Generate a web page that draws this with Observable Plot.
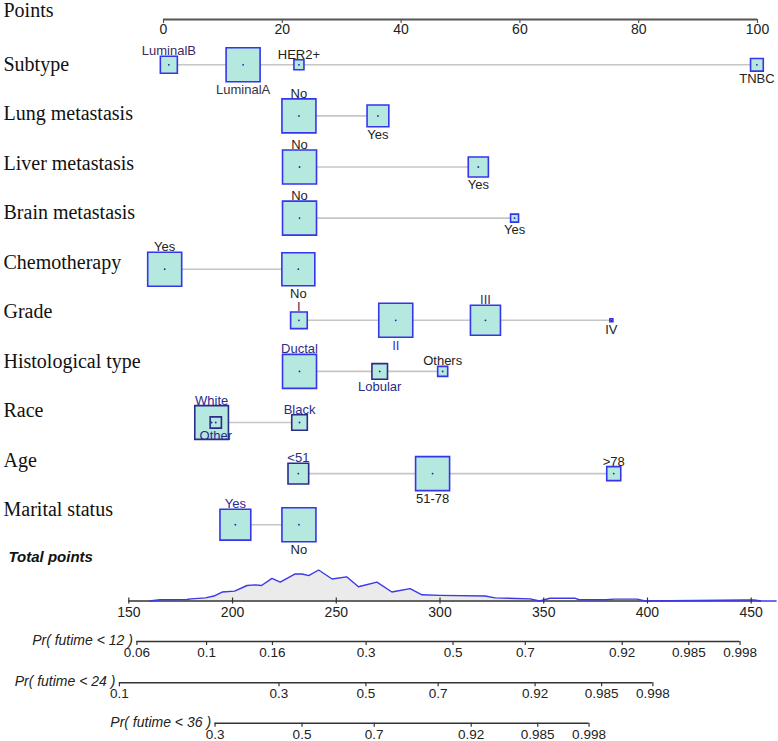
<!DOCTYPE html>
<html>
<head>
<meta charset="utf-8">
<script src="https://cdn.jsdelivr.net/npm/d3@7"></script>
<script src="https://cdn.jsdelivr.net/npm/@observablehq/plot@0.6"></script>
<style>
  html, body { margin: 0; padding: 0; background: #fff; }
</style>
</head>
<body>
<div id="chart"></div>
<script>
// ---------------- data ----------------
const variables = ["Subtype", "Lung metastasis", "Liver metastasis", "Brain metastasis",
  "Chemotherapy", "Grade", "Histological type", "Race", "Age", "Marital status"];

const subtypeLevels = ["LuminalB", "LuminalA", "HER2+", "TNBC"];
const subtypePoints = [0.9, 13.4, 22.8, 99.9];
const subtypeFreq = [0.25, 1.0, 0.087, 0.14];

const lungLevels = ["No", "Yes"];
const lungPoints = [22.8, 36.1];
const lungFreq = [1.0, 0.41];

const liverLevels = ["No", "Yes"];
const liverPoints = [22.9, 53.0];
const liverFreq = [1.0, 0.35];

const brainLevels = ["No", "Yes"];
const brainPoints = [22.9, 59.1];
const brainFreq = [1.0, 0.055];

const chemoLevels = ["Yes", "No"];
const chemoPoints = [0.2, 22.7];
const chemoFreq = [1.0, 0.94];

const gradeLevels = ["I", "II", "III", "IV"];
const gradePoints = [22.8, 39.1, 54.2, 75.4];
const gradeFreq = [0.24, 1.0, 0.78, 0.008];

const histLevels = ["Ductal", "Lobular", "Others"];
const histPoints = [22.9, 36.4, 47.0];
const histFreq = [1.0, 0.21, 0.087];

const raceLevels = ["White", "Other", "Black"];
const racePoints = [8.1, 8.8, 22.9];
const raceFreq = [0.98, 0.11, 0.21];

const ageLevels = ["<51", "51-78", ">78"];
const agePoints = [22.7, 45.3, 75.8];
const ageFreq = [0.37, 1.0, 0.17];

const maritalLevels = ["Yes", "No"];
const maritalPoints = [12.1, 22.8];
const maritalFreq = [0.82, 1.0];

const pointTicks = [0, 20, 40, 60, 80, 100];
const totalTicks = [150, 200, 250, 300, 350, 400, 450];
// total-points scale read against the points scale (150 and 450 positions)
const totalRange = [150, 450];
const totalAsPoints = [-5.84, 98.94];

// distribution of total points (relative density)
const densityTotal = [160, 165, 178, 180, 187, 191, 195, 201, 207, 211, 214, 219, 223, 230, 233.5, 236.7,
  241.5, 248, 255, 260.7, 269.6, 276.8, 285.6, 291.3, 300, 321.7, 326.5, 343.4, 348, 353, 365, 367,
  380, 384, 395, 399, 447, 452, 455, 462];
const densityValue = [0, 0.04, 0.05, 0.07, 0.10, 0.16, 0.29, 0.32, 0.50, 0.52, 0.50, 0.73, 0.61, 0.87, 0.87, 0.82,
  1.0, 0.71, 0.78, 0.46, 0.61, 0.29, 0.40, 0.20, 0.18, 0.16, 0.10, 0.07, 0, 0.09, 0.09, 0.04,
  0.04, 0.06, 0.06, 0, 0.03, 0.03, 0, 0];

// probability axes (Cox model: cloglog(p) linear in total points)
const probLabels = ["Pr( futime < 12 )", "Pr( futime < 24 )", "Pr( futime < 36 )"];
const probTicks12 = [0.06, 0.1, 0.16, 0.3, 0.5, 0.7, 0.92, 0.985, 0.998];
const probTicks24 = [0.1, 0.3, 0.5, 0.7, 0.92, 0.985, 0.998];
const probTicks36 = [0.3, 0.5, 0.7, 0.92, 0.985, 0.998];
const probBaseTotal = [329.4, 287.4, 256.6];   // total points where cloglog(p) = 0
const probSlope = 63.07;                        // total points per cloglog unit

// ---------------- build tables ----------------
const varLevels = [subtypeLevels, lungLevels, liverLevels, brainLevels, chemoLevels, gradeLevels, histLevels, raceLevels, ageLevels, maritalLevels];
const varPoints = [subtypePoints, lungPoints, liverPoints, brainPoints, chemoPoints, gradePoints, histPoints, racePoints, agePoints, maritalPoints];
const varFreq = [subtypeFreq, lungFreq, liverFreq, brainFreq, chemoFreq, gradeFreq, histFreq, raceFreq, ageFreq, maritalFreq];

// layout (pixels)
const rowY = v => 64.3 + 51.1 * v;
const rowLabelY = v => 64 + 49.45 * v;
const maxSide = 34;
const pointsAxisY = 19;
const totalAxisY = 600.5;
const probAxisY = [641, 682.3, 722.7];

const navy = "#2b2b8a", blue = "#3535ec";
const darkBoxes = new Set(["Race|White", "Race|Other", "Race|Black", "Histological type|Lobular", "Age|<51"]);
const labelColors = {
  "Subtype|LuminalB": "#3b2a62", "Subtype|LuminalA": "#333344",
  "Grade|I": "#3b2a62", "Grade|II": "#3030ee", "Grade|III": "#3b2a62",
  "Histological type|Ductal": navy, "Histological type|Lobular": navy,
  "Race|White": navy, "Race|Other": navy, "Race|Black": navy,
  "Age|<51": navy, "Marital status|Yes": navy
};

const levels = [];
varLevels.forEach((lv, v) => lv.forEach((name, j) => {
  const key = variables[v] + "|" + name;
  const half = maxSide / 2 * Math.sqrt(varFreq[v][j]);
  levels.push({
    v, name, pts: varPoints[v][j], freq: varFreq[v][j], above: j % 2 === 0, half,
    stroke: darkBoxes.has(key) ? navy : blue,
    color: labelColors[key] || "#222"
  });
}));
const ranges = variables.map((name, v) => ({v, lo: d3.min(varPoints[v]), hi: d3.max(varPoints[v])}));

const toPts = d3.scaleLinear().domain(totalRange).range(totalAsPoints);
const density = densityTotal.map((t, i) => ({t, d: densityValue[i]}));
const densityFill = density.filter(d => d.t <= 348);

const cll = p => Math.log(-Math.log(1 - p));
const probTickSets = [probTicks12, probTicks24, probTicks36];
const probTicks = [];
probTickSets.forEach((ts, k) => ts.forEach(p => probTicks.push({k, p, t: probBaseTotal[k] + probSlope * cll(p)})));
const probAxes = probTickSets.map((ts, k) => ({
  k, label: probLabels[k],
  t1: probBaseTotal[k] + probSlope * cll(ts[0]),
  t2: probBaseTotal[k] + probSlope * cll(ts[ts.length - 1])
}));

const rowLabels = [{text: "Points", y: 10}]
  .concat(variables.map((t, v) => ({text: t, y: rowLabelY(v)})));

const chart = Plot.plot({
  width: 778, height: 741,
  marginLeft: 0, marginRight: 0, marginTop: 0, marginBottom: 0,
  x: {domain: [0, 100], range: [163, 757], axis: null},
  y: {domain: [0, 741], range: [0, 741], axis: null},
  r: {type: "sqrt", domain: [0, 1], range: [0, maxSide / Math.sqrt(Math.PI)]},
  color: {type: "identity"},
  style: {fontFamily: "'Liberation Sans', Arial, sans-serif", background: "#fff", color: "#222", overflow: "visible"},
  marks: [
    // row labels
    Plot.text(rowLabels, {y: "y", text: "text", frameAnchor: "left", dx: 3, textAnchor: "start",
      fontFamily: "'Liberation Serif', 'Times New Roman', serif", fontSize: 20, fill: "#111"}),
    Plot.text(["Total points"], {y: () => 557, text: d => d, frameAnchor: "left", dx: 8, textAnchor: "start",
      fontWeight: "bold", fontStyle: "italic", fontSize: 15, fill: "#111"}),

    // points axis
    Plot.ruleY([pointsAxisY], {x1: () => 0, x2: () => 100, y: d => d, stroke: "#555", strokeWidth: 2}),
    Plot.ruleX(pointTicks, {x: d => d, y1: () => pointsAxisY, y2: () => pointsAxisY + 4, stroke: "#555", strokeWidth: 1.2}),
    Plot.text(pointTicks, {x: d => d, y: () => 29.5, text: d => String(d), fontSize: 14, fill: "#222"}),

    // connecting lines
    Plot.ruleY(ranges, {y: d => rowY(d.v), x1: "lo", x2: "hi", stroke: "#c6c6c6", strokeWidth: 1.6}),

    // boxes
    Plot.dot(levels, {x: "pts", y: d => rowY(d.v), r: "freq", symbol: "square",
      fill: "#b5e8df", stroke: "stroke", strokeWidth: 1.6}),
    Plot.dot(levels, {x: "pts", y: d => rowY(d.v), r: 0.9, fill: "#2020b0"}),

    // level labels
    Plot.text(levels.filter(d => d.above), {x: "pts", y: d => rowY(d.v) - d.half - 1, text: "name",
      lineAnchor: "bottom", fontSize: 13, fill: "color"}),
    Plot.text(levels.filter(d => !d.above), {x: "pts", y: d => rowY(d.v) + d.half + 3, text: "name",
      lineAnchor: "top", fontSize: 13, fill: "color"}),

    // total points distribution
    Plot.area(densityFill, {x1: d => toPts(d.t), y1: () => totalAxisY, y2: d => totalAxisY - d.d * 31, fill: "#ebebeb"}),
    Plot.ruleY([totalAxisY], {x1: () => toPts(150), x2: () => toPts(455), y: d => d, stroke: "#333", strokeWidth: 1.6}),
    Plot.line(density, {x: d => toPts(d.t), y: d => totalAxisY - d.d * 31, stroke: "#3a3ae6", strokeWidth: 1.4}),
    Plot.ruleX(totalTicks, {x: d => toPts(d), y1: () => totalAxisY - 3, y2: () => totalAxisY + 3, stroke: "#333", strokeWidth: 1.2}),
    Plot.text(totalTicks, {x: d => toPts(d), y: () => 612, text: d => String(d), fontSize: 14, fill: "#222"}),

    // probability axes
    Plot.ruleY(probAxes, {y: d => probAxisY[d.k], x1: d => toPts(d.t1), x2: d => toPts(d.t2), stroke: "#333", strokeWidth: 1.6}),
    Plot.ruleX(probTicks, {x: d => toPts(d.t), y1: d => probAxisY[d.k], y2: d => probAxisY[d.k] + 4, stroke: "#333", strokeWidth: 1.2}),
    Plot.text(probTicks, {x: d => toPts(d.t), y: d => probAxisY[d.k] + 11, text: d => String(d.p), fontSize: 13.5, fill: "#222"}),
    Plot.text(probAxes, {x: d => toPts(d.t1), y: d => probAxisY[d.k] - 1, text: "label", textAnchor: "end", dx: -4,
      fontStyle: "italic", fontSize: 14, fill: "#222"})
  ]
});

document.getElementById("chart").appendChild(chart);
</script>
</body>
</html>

=======

## Prompt
Write out each line of the listing above, exactly, from its first line to the line holding "const maritalFreq = [0.82, 1.0];", inclusive. Skip the pictures.

## Solution to this problem
Generate a web page that draws this with Observable Plot.
<!DOCTYPE html>
<html>
<head>
<meta charset="utf-8">
<script src="https://cdn.jsdelivr.net/npm/d3@7"></script>
<script src="https://cdn.jsdelivr.net/npm/@observablehq/plot@0.6"></script>
<style>
  html, body { margin: 0; padding: 0; background: #fff; }
</style>
</head>
<body>
<div id="chart"></div>
<script>
// ---------------- data ----------------
const variables = ["Subtype", "Lung metastasis", "Liver metastasis", "Brain metastasis",
  "Chemotherapy", "Grade", "Histological type", "Race", "Age", "Marital status"];

const subtypeLevels = ["LuminalB", "LuminalA", "HER2+", "TNBC"];
const subtypePoints = [0.9, 13.4, 22.8, 99.9];
const subtypeFreq = [0.25, 1.0, 0.087, 0.14];

const lungLevels = ["No", "Yes"];
const lungPoints = [22.8, 36.1];
const lungFreq = [1.0, 0.41];

const liverLevels = ["No", "Yes"];
const liverPoints = [22.9, 53.0];
const liverFreq = [1.0, 0.35];

const brainLevels = ["No", "Yes"];
const brainPoints = [22.9, 59.1];
const brainFreq = [1.0, 0.055];

const chemoLevels = ["Yes", "No"];
const chemoPoints = [0.2, 22.7];
const chemoFreq = [1.0, 0.94];

const gradeLevels = ["I", "II", "III", "IV"];
const gradePoints = [22.8, 39.1, 54.2, 75.4];
const gradeFreq = [0.24, 1.0, 0.78, 0.008];

const histLevels = ["Ductal", "Lobular", "Others"];
const histPoints = [22.9, 36.4, 47.0];
const histFreq = [1.0, 0.21, 0.087];

const raceLevels = ["White", "Other", "Black"];
const racePoints = [8.1, 8.8, 22.9];
const raceFreq = [0.98, 0.11, 0.21];

const ageLevels = ["<51", "51-78", ">78"];
const agePoints = [22.7, 45.3, 75.8];
const ageFreq = [0.37, 1.0, 0.17];

const maritalLevels = ["Yes", "No"];
const maritalPoints = [12.1, 22.8];
const maritalFreq = [0.82, 1.0];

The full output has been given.